[What the task asks] Quote exactly the lines spanning from the top of the data below to the line that contains "a_x_ticks = [0.00, 3.00, 5.99, 8.99, 11.98]", including both.

[Collected material]

((

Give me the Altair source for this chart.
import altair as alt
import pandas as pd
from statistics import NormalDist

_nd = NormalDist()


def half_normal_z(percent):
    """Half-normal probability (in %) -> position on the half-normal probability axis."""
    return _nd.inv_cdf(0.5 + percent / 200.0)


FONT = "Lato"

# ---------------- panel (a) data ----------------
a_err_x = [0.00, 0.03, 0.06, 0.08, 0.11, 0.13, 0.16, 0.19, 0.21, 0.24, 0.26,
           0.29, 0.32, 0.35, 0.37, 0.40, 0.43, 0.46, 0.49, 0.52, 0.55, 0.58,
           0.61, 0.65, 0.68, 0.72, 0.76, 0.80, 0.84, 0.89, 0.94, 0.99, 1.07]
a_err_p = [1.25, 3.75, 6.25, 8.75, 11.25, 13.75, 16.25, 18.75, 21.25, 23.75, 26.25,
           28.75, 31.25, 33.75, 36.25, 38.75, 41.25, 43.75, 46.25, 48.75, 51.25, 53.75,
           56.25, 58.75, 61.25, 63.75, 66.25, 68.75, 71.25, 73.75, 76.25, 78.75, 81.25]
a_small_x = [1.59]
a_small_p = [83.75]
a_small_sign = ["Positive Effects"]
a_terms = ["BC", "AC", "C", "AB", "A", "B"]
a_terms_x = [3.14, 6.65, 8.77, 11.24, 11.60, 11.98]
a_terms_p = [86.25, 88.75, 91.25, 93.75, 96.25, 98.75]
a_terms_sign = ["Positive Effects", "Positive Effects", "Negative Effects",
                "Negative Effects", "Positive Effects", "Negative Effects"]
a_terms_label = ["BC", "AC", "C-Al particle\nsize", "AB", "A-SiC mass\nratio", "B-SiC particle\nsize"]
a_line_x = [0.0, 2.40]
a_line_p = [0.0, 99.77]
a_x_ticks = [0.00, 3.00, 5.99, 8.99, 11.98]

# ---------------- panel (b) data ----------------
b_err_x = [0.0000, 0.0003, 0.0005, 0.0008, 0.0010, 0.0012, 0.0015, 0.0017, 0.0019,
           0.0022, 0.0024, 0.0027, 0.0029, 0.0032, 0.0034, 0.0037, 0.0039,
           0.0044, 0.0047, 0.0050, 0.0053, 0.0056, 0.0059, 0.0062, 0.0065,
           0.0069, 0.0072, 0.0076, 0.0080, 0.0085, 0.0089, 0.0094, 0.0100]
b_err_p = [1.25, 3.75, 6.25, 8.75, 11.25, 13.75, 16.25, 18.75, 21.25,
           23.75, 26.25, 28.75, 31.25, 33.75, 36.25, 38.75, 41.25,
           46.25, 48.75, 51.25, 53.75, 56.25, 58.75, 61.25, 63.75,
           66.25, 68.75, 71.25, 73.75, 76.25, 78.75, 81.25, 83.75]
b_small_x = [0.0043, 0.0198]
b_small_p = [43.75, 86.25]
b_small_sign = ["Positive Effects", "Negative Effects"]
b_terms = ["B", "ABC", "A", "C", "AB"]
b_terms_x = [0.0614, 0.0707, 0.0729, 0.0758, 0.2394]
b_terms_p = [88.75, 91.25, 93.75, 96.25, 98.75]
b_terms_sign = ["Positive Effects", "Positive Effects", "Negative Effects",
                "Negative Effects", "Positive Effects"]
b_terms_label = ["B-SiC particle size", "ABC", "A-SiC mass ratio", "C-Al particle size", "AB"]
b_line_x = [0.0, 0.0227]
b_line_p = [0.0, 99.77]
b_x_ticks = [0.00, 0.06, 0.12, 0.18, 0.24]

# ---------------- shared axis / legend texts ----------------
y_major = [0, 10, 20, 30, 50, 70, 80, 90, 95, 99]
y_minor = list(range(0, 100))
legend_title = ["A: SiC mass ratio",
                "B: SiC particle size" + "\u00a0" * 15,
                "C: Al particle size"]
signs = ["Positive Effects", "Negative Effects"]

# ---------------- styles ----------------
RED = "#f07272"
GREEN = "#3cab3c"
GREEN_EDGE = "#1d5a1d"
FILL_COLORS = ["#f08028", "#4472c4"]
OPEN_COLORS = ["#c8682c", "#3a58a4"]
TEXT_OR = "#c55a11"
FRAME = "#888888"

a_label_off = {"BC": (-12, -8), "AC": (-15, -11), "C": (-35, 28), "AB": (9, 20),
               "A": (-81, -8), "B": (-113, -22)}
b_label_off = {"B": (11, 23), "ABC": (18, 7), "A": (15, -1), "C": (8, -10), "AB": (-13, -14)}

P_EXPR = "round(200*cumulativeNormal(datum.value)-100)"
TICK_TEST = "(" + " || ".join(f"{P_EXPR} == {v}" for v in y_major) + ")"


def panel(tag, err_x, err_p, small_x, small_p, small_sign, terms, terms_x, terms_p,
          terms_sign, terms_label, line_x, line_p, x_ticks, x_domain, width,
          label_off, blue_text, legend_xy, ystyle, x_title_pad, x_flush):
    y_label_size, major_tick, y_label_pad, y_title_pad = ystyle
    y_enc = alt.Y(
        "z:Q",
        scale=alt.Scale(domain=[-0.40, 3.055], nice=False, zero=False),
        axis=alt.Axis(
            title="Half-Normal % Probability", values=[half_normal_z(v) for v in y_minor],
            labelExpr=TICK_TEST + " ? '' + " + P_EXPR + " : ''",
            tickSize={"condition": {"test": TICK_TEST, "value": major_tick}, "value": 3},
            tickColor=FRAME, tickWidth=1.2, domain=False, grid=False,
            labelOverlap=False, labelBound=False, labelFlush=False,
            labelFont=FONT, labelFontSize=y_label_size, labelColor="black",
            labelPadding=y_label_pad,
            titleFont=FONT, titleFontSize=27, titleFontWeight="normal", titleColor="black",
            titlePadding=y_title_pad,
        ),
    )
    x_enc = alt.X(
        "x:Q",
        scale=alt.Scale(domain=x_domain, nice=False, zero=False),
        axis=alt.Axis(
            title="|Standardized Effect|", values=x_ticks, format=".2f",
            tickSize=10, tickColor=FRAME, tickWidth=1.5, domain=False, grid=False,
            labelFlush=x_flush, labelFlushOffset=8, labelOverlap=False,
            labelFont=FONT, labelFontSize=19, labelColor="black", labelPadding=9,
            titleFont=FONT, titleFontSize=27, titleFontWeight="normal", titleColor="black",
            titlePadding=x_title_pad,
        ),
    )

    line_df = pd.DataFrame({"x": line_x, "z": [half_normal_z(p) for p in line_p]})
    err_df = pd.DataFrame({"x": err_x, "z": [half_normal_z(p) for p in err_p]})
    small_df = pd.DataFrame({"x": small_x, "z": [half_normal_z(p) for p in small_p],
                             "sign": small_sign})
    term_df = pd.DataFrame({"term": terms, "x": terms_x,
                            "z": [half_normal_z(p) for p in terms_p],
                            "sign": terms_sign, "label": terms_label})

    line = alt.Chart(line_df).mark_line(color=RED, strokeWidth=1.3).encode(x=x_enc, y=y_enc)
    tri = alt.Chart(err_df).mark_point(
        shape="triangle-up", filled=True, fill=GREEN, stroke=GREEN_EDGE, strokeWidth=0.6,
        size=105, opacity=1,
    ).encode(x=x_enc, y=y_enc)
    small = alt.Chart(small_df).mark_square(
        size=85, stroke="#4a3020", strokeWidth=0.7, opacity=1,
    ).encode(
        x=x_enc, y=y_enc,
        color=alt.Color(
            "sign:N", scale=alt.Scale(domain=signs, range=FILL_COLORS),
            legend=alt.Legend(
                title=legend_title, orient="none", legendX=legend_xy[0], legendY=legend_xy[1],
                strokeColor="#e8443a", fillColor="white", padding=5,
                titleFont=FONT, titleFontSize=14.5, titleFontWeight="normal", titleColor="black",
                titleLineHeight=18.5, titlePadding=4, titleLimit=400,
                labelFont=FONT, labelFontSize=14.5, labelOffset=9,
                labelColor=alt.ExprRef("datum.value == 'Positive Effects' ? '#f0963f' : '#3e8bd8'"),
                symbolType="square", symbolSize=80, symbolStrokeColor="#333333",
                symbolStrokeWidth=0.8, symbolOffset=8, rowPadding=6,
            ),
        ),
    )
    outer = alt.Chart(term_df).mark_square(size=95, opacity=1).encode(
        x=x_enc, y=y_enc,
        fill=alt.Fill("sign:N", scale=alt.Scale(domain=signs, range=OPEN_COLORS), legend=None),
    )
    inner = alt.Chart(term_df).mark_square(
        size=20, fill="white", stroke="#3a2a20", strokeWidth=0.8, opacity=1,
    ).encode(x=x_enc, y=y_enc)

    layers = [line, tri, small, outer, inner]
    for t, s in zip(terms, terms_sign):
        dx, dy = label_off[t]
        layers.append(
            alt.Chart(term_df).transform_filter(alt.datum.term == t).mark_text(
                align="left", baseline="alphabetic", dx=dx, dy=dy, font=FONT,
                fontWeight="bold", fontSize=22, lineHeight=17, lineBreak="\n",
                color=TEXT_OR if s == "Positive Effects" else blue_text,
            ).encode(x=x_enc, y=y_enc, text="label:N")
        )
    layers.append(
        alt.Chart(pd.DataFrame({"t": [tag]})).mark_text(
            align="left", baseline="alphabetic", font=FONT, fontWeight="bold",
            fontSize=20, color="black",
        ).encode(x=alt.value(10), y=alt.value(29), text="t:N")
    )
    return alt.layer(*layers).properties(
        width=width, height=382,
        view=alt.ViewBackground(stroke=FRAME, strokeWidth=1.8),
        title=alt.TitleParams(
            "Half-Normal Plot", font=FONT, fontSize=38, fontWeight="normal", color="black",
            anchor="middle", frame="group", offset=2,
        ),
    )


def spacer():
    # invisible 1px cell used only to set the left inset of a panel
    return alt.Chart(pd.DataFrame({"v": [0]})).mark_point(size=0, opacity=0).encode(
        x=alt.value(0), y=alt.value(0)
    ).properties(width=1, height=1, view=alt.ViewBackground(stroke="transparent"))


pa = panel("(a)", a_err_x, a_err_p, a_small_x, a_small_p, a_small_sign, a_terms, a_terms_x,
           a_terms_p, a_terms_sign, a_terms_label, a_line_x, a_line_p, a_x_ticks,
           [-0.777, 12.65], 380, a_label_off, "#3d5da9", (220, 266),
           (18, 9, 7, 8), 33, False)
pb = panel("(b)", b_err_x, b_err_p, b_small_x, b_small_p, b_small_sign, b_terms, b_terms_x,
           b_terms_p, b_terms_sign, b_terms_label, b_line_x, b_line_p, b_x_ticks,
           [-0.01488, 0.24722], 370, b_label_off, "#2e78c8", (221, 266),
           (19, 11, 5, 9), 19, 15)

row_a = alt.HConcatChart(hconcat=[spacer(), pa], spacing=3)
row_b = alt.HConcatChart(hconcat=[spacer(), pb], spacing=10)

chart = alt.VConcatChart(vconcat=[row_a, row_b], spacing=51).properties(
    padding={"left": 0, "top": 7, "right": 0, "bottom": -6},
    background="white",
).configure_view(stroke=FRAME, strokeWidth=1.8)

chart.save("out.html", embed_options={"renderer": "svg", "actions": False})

))

[Correct response]
Give me the Altair source for this chart.
import altair as alt
import pandas as pd
from statistics import NormalDist

_nd = NormalDist()


def half_normal_z(percent):
    """Half-normal probability (in %) -> position on the half-normal probability axis."""
    return _nd.inv_cdf(0.5 + percent / 200.0)


FONT = "Lato"

# ---------------- panel (a) data ----------------
a_err_x = [0.00, 0.03, 0.06, 0.08, 0.11, 0.13, 0.16, 0.19, 0.21, 0.24, 0.26,
           0.29, 0.32, 0.35, 0.37, 0.40, 0.43, 0.46, 0.49, 0.52, 0.55, 0.58,
           0.61, 0.65, 0.68, 0.72, 0.76, 0.80, 0.84, 0.89, 0.94, 0.99, 1.07]
a_err_p = [1.25, 3.75, 6.25, 8.75, 11.25, 13.75, 16.25, 18.75, 21.25, 23.75, 26.25,
           28.75, 31.25, 33.75, 36.25, 38.75, 41.25, 43.75, 46.25, 48.75, 51.25, 53.75,
           56.25, 58.75, 61.25, 63.75, 66.25, 68.75, 71.25, 73.75, 76.25, 78.75, 81.25]
a_small_x = [1.59]
a_small_p = [83.75]
a_small_sign = ["Positive Effects"]
a_terms = ["BC", "AC", "C", "AB", "A", "B"]
a_terms_x = [3.14, 6.65, 8.77, 11.24, 11.60, 11.98]
a_terms_p = [86.25, 88.75, 91.25, 93.75, 96.25, 98.75]
a_terms_sign = ["Positive Effects", "Positive Effects", "Negative Effects",
                "Negative Effects", "Positive Effects", "Negative Effects"]
a_terms_label = ["BC", "AC", "C-Al particle\nsize", "AB", "A-SiC mass\nratio", "B-SiC particle\nsize"]
a_line_x = [0.0, 2.40]
a_line_p = [0.0, 99.77]
a_x_ticks = [0.00, 3.00, 5.99, 8.99, 11.98]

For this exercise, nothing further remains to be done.